Saturday 4 June 2011
Movies I've Seen: X-Men - First Class
Just got back from watchin' X-Men: First Class, and I thought that it was a very well put together movie. I liked that the storyline riffed on both the Connery Era Bond movies as well as the superhero genre, but I'm always a sucker for retroscience fiction stories.
I thought that James MacAvoy, Michael Fassbender and Kevin Bacon were all great in their roles as Charles, Eric and Shaw respectively, but the real points I feel should go out to Jennifer Lawrence for her protrayal of Mystique, who managed to lift a rather one-note character from the previous films into something a bit more special.
The plot skipped along at a fairly good pace, though I especially liked the sections at the beginning which involved Eric in his Nazi hunting days. I have to admit that I may have seen too many movies at this point, but the fact that Charles' manor was the same mansion that they used for Wayne Manor in Batman Begins really amused me. As did a Soviet general having a summer home that was used in a Bond movie, Living Daylights I think it was, as a Mi6 safehouse.
I liked a number of the little touches in the movie, like a couple of cameos from the previous X-men movies (one of which was damn hilarious), as well as little things like how James MacAvoy's Xavier isn't really the wise and allknowing leader he'd be by the time he'd aged into Patrick Stewart. For example, his means of attempting to calm Eric down, considering Magneto's history, was really, REALLY a poor decision on his part.
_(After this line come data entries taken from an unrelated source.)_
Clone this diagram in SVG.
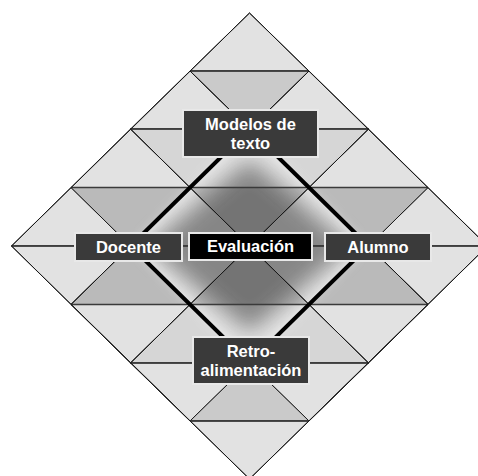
<svg xmlns="http://www.w3.org/2000/svg" width="478" height="476" viewBox="0 0 478 476">
<style>
.l{fill:#e2e2e2}
.d1{fill:#cacaca}
.d2{fill:#d6d6d6}
.d3{fill:#bababa}
.tile polygon{stroke:#1a1a1a;stroke-width:1}
.h{stroke:#3a3a3a;stroke-width:1.3}
.box{fill:#3a3a3a;stroke:#e8e8e8;stroke-width:2}
.boxk{fill:#000;stroke:#e8e8e8;stroke-width:2}
.t{font-family:"Liberation Sans",Arial,sans-serif;font-weight:bold;font-size:16.5px;fill:#fff;text-anchor:middle}
.c{stroke:#000;stroke-width:4;fill:none;stroke-linecap:butt}
</style>
<defs>
<filter id="blur" x="-50%" y="-50%" width="200%" height="200%"><feGaussianBlur stdDeviation="11"/></filter>
<filter id="blur2" x="-50%" y="-50%" width="200%" height="200%"><feGaussianBlur stdDeviation="4"/></filter>
</defs>
<rect width="478" height="476" fill="#fff"/>
<g class="tile">
<polygon class="l" points="249.5,13 309,71 190,71"/>
<polygon class="l" points="190,71 249.5,129 130.5,129"/>
<polygon class="l" points="309,71 368.5,129 249.5,129"/>
<polygon class="d1" points="190,71 309,71 249.5,129"/>
<polygon class="l" points="130.5,129 190,187.5 71,187.5"/>
<polygon class="l" points="249.5,129 309,187.5 190,187.5"/>
<polygon class="l" points="368.5,129 428,187.5 309,187.5"/>
<polygon class="d2" points="130.5,129 249.5,129 190,187.5"/>
<polygon class="d2" points="249.5,129 368.5,129 309,187.5"/>
<polygon class="l" points="71,187.5 130.5,246 11.5,246"/>
<polygon class="l" points="190,187.5 249.5,246 130.5,246"/>
<polygon class="l" points="309,187.5 368.5,246 249.5,246"/>
<polygon class="l" points="428,187.5 487.5,246 368.5,246"/>
<polygon class="d3" points="71,187.5 190,187.5 130.5,246"/>
<polygon class="d3" points="190,187.5 309,187.5 249.5,246"/>
<polygon class="d3" points="309,187.5 428,187.5 368.5,246"/>
<polygon class="l" points="11.5,246 130.5,246 71,304.5"/>
<polygon class="l" points="130.5,246 249.5,246 190,304.5"/>
<polygon class="l" points="249.5,246 368.5,246 309,304.5"/>
<polygon class="l" points="368.5,246 487.5,246 428,304.5"/>
<polygon class="d3" points="130.5,246 190,304.5 71,304.5"/>
<polygon class="d3" points="249.5,246 309,304.5 190,304.5"/>
<polygon class="d3" points="368.5,246 428,304.5 309,304.5"/>
<polygon class="l" points="71,304.5 190,304.5 130.5,363"/>
<polygon class="l" points="190,304.5 309,304.5 249.5,363"/>
<polygon class="l" points="309,304.5 428,304.5 368.5,363"/>
<polygon class="d2" points="190,304.5 249.5,363 130.5,363"/>
<polygon class="d2" points="309,304.5 368.5,363 249.5,363"/>
<polygon class="l" points="130.5,363 249.5,363 190,421"/>
<polygon class="l" points="249.5,363 368.5,363 309,421"/>
<polygon class="d1" points="249.5,363 309,421 190,421"/>
<polygon class="l" points="190,421 309,421 249.5,479"/>
</g>
<polygon points="249.5,160 350,246 249.5,332 149,246" fill="#3a3a3a" opacity="0.55" filter="url(#blur)"/>
<g fill="none" stroke="#f2f2f2" stroke-width="6" opacity="0.4" filter="url(#blur2)">
<polygon points="249.5,129 368.5,246 249.5,363 130.5,246"/>
</g>
<g class="h">
<line x1="190" y1="71" x2="309" y2="71"/>
<line x1="130.5" y1="129" x2="368.5" y2="129"/>
<line x1="71" y1="187.5" x2="428" y2="187.5"/>
<line x1="11.5" y1="246" x2="487.5" y2="246"/>
<line x1="71" y1="304.5" x2="428" y2="304.5"/>
<line x1="130.5" y1="363" x2="368.5" y2="363"/>
<line x1="190" y1="421" x2="309" y2="421"/>
</g>
<g stroke="#1a1a1a" stroke-width="1" fill="none">
<polyline points="190,71 309,187.5 428,304.5 309,421"/>
<polyline points="309,71 190,187.5 71,304.5 190,421"/>
<line x1="130.5" y1="129" x2="368.5" y2="363"/>
<line x1="368.5" y1="129" x2="130.5" y2="363"/>
<polygon points="249.5,13 487.5,246 249.5,479 11.5,246"/>
</g>
<g id="connectors">
<polygon class="c" points="249.5,129 368.5,246 249.5,363 130.5,246"/>
</g>
<g id="node-modelos">
<rect class="box" x="183" y="110" width="135" height="47"/>
<text class="t" x="250.5" y="129.5">Modelos de</text>
<text class="t" x="250.5" y="148.5">texto</text>
</g>
<g id="node-docente">
<rect class="box" x="75" y="233" width="107" height="28"/>
<text class="t" x="128.5" y="252.5">Docente</text>
</g>
<g id="node-evaluacion">
<rect class="boxk" x="189" y="233" width="123" height="27"/>
<text class="t" x="250.5" y="251.5">Evaluación</text>
</g>
<g id="node-alumno">
<rect class="box" x="325" y="233" width="106" height="28"/>
<text class="t" x="378" y="252.5">Alumno</text>
</g>
<g id="node-retro">
<rect class="box" x="193" y="337" width="116" height="47"/>
<text class="t" x="251" y="357">Retro-</text>
<text class="t" x="251" y="376">alimentación</text>
</g>
</svg>
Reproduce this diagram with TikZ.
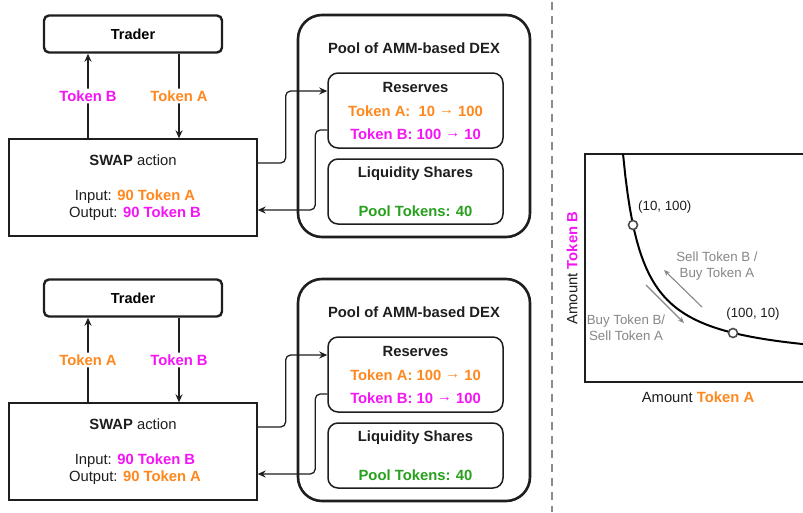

If I have any complaints though, and they'll be pretty minor ones at that, is if they wanted this to be a straight-up reboot of the franchise instead of the prequel that they intended, they really should have checked it a bit more for inconsistencies. Like the difference between the ages of Emma Frost in this movie and Emma in her cameo in that crap Wolverine flick.
Oh, and Beast's facial make-up was awful.
All in all, I'd recommend this movie, if only because the team of Michael Vaughn and Jane Goldman have done a stellar job in turning what was rapidly becoming the Hugh Jackman Show, featuring some other mutants, into more of an effective team superhero movie.
Kind of saddened that due to Fox owning the rights to the X-Men movies we won't have a Michael Fassbender/Ian MacKellan Magneto versus Hugo Weaving's Red Skull fight, but c'est la vie.